The script also fixes a loophole that has doomed many a time travel script in the past: non-existent stakes. Remember, whenever a character travels in time and fails, he can just go back in time and try again. This is one of the reasons The Terminator series can’t be revived, despite attempts to do so every five years. We know if the Terminator fails to terminate… they can just send another one. So where are the stakes?
One of the cooler script choices in Edge of Tomorrow is when Officer Cage loses his power before he’s accomplished his goal – to find and kill the future-transmitting alien. Remember, up until this point, he has a safety net (the loop), allowing him to test new things every day.
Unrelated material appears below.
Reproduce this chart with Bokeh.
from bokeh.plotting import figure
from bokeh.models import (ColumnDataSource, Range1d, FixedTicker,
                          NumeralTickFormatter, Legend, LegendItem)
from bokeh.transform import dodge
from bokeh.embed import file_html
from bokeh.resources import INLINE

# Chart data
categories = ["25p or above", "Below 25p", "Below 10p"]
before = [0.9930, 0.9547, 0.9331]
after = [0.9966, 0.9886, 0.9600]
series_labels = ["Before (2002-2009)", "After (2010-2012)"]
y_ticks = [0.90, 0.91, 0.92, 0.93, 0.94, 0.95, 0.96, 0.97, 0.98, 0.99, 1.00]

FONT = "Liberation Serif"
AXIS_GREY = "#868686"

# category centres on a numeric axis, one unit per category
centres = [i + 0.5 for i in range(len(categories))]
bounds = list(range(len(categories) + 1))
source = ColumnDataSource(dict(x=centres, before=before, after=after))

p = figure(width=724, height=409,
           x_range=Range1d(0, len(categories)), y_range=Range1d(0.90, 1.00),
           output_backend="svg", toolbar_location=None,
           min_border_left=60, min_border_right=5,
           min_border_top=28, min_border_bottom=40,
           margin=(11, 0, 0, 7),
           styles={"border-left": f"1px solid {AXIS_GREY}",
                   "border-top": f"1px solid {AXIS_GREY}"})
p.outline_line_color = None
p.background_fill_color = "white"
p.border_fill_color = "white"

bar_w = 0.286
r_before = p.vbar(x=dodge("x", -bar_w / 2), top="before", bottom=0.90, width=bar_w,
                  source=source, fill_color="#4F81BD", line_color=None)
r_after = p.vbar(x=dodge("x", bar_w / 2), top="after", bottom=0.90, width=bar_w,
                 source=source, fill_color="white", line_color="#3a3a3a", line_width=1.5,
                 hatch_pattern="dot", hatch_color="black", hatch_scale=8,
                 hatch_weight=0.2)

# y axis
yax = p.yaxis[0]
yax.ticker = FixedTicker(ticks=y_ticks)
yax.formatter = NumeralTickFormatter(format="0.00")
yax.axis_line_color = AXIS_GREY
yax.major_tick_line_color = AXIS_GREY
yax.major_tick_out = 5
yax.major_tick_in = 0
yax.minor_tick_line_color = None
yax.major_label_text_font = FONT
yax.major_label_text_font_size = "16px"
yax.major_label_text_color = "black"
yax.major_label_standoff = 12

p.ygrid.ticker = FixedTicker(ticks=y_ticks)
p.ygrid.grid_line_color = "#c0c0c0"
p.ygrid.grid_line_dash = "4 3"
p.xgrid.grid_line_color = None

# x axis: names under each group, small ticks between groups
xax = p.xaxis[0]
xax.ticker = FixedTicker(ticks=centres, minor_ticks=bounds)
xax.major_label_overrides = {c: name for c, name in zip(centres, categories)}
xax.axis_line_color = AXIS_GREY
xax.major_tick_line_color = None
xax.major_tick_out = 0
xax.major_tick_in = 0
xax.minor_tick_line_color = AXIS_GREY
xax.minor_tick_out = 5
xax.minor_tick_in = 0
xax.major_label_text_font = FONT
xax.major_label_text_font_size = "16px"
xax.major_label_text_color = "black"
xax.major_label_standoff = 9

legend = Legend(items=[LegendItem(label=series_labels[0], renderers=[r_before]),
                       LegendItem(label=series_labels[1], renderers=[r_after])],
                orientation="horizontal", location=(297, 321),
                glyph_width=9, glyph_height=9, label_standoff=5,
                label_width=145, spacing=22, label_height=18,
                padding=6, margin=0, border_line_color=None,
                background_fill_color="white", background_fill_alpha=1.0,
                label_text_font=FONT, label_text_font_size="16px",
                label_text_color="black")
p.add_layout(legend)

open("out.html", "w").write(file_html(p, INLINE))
But when that power is all of a sudden gone, the stakes are sky high. He doesn’t get any more lives. Knowing he couldn’t screw up even once in the final act made for a really tense finale.
There are still some things that bother me, such as the fact that we spend the entire first half of the movie trying to bust through the defending Scourge on the beach. However, once they accomplish this, they’re inexplicably able to freely drive a truck down long stretches of country highway. Seeing as we’re on a landmass as giant as Europe, wasn’t there an easier way to get to this highway than through a beach full of killer aliens?
And yes, it still bothers me that there is literally NO reason for why Officer Cage is sent to the front line. They don’t even try to come up with an explanation. The Commander just says, “I’m sending you to the front line,” and that’s it, lol. BUT, at least this time around, I didn’t let it get in the way of the rest of the story. And I’m glad, because if you let that go, you realize that Edge of Tomorrow is a damn good movie.
What I learned: LEVEL UP BY CONSOLIDATING EXPOSITION – One of the most important skills a screenwriter can possess is the ability to take complex mythology and/or plot elements, and distill them down to short and clear exposition passages. Most amateur writers view exposition as information that needs to be conveyed, regardless of length. Instead, they need to see exposition as information that needs to be consolidated.